Образ несколько нарушало скромное платье от горла до пят. Но не сильно. Так вполне могла нарядиться опять-таки продажная девка… но дорогая. Какая обслуживает только знать и богачей. А на оборванца-простолюдина с горстью медяков в кармане и внимания-то, скорее всего, не обратит. Не признает за мужчину.

Еще, на взгляд Освальда, была эта самозваная, прости Всевышний, принцесса несколько крупновата. Широковата и не обижена ростом. Назвать такую «дамой» у вора не поворачивался язык. Слишком много утонченности слышалось в этом слове. К Норе же больше подходили слова «баба», даже «бабища». Или даже «корова», если настроиться к ней особенно недоброжелательно. А кто может быть менее доброжелателен к другому человеку, чем убийца к своей будущей жертве.

Но если бы даже убивать Нору Освальд не собирался, привлекательной женщину подобных статей он бы для себя не назвал. Хотя бы потому, что трудно рядом с такой чувствовать себя мужчиной (сильным, хозяином), не будучи человеком-горой вроде Сиградда.

Ну и, наконец, не походила эта чернявая помятая особа даже на дальнюю родственницу королевской семьи. В династии-то той, судя по портретам в приемной, у всех были волосы светлые или пепельные. Да с вытянутыми, как лошадиная морда, лицами.

«Врет, небось! — с досадой подумал Освальд. — Такая же, небось, дочь его величества, как я — понтифик Святого Престола. Эдак и я мог назваться побочным сыном короля… или хотя бы графа какого-нибудь. Так называемым бастардом… эх, слово-то, какое красивое!»

Подумал — но и сразу сообразил: а толку-то? Признал, что мог говорить что угодно и сколько угодно, хоть до посинения. Да только кто ему поверит? Кто хотя бы слушать станет?

А Норе в этом смысле вор вынужден был отдать должное. Нашлись, и кто поверил, и кто хотя бы согласился услышать ее, возможно вымышленную, историю.

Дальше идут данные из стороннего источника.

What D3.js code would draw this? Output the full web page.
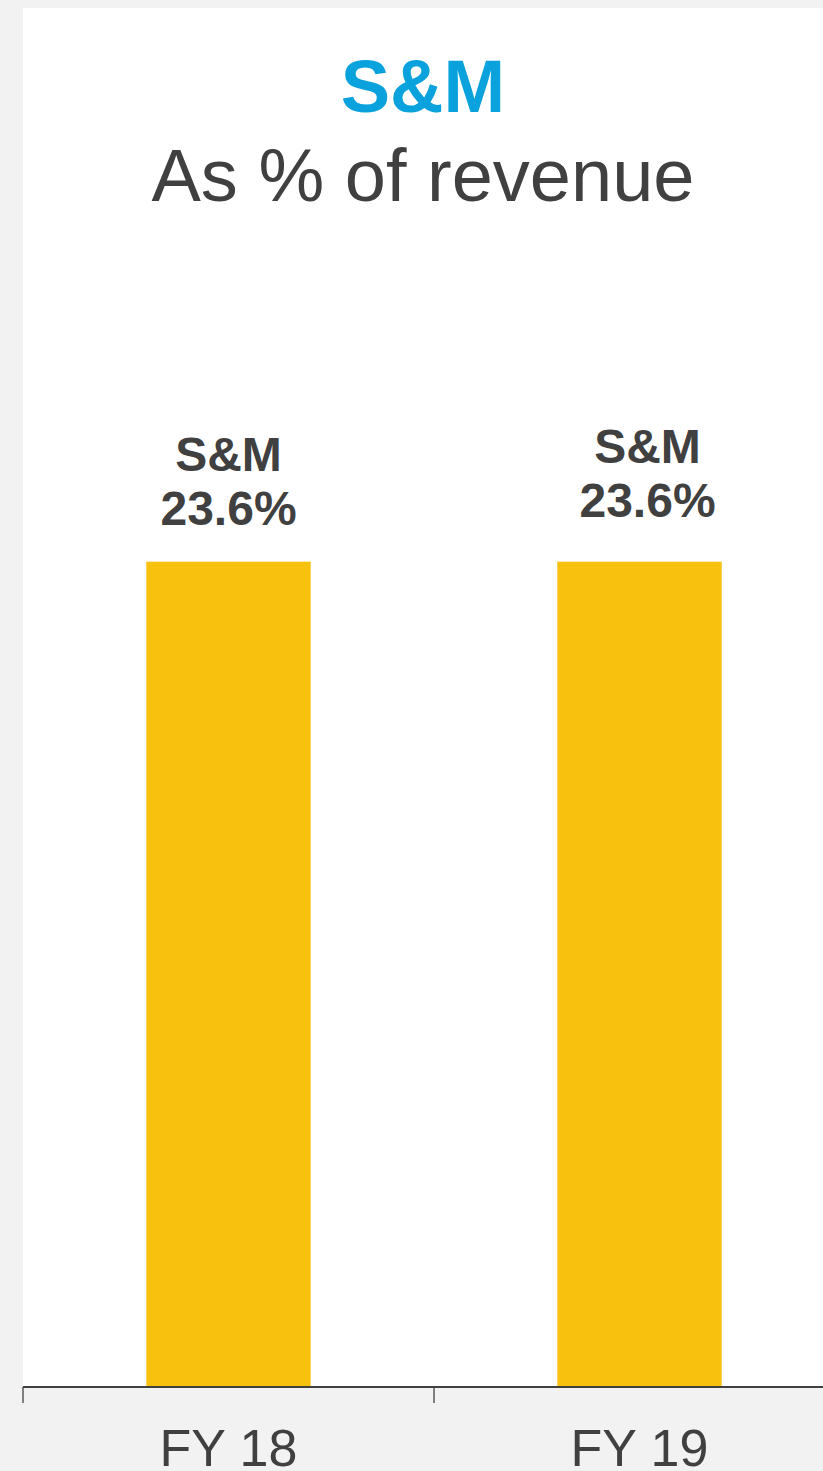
<!DOCTYPE html>
<html lang="en">
<head>
    <meta charset="UTF-8">
    <title>S&amp;M as % of revenue</title>
    <style>
        body { margin: 0; background: #f2f2f2; }
        svg { display: block; font-family: "Liberation Sans", Arial, sans-serif; }
    </style>
</head>
<body>
    <div id="chart"></div>

    <script src="https://d3js.org/d3.v7.min.js"></script>
    <script>
        // data
        var categories = ["FY 18", "FY 19"];
        var values = [23.6, 23.6];
        var seriesName = "S&M";

        var width = 823, height = 1471;
        var margin = { top: 8, left: 23 };
        var plotRight = 845;      // chart continues past the visible edge
        var baseY = 1387;

        var svg = d3.select("#chart")
            .append("svg")
                .attr("width", width)
                .attr("height", height);

        // white plot panel
        svg.append("rect")
            .attr("x", margin.left)
            .attr("y", margin.top)
            .attr("width", plotRight - margin.left)
            .attr("height", baseY - margin.top)
            .attr("fill", "#ffffff");

        var xScale = d3.scaleBand()
            .domain(categories)
            .range([margin.left, plotRight]);

        var yScale = d3.scaleLinear()
            .domain([0, 35])
            .range([baseY, 163]);

        var barWidth = xScale.bandwidth() * 0.4;

        // titles
        svg.append("text")
            .attr("x", 423)
            .attr("y", 112)
            .attr("text-anchor", "middle")
            .attr("font-size", 74)
            .attr("font-weight", "bold")
            .attr("fill", "#09a2dd")
            .text(seriesName);

        svg.append("text")
            .attr("x", 423)
            .attr("y", 201)
            .attr("text-anchor", "middle")
            .attr("font-size", 74)
            .attr("fill", "#404040")
            .text("As % of revenue");

        // bars
        svg.selectAll("rect.bar")
            .data(values)
            .enter()
            .append("rect")
                .attr("class", "bar")
                .attr("x", function(d, i){ return xScale(categories[i]) + (xScale.bandwidth() - barWidth) / 2; })
                .attr("y", function(d){ return yScale(d); })
                .attr("width", barWidth)
                .attr("height", function(d){ return baseY - yScale(d); })
                .attr("fill", "#f7c10e");

        // data labels (the second one was dragged a bit up and right in the original)
        var nudge = [[0, 0], [8, -8]];
        var labels = svg.selectAll("text.lbl")
            .data(values)
            .enter()
            .append("text")
                .attr("class", "lbl")
                .attr("text-anchor", "middle")
                .attr("font-size", 48)
                .attr("font-weight", "bold")
                .attr("fill", "#404040")
                .attr("transform", function(d, i){
                    var cx = xScale(categories[i]) + xScale.bandwidth() / 2 + nudge[i][0];
                    return "translate(" + cx + "," + (yScale(d) - 37 + nudge[i][1]) + ")";
                });

        labels.append("tspan")
            .attr("x", 0)
            .attr("y", -54)
            .text(seriesName);
        labels.append("tspan")
            .attr("x", 0)
            .attr("y", 0)
            .text(function(d){ return d3.format(".1f")(d) + "%"; });

        // category axis: labels from d3 axis, tick marks between categories
        var xAxis = d3.axisBottom(xScale)
            .tickSize(0)
            .tickPadding(42);

        var axisG = svg.append("g")
            .attr("transform", "translate(0," + baseY + ")")
            .call(xAxis);
        axisG.select(".domain").remove();
        axisG.selectAll("text")
            .attr("font-size", 52)
            .attr("font-family", "Liberation Sans, Arial, sans-serif")
            .attr("fill", "#404040");

        var tickXs = categories.map(function(c){ return xScale(c); }).concat([plotRight]);
        svg.selectAll("line.tick")
            .data(tickXs)
            .enter()
            .append("line")
                .attr("class", "tick")
                .attr("x1", function(d){ return d; })
                .attr("x2", function(d){ return d; })
                .attr("y1", baseY)
                .attr("y2", baseY + 16)
                .attr("stroke", "#5a5a5a")
                .attr("stroke-width", 1.5);

        svg.append("line")
            .attr("x1", margin.left)
            .attr("x2", plotRight)
            .attr("y1", baseY)
            .attr("y2", baseY)
            .attr("stroke", "#404040")
            .attr("stroke-width", 2);
    </script>
</body>
</html>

«Видимо, в этом и секрет успеха в борьбе за власть, — заключил Освальд, — прав тот, кто способен заставить других прислушаться к себе. Взять того же графа Дитриха фон… как-то там. Когда он не говорил — вещал, нам только и оставалось, что внимать почтительно. Даже премудрому Дедуле-Бренну. И благородному сэру Андерсу. И Сиградду, который таким мужичонкой, как этот Дитрих, в зубах мог поковыряться».

Лавируя между шатрами, выглядывая то из-за одного, то из-за другого, Освальд наблюдал за темноволосой самозванкой. Одна его рука уже сжимала рукоять кинжала. В ожидании удобного момента, когда следовало нанести удар.

Увы, всякий раз, когда вору казалось, что вот прямо сейчас самое время, на пути Норы попадались группки из курсировавших туда-сюда воинов. А убивать в их присутствии (тем самым и себе смертный приговор подписав) Освальду не улыбалось. Не склонен он был к героическому самопожертвованию. Оставлял его благородным как сэр Андерс рыцарям… а еще лучше героям баллад.

К тому же, если он и убьет самозваную королевскую дочь, погибнув сам, Дедуле тому же и остальным это не очень поможет. Дитрих-то, граф, на таракана похожий, ясно выразился: ему нужна голова Норы. А кто ее доставит ко двору, если те же одербуржцы спровадят Освальда на тот свет?

Потому, всякий раз, когда воины герцога показывались неподалеку и почтительными кивками приветствовали Нору, ее будущему убийце только и оставалось, что удерживать в груди тяжелый вздох. Ну и еще радоваться, что шатры в одербургском лагере расставлены достаточно часто. Легче прятаться. А вот окрестности обозревать, грозя наткнуться на того, кто прячется — наоборот.

Еще, надеялся Освальд, любой путь рано или поздно должен был закончиться. Прогулка Норы по лагерю — в том числе. И концом этого пути по разумению вора был шатер, в котором эта так называемая принцесса отдыхала. Отдельный шатер, что ценно. Уж его-то герцог наверняка своей не то союзнице, не то фаворитке предоставил. Если, конечно, не поселил ее у себя под боком.

Отдельный шатер — это значит, в нем Нора будет одна. От чужих глаз скрытая. И вот там-то Освальд намеревался лишить ее и головы и жизни совершенно безнаказанно.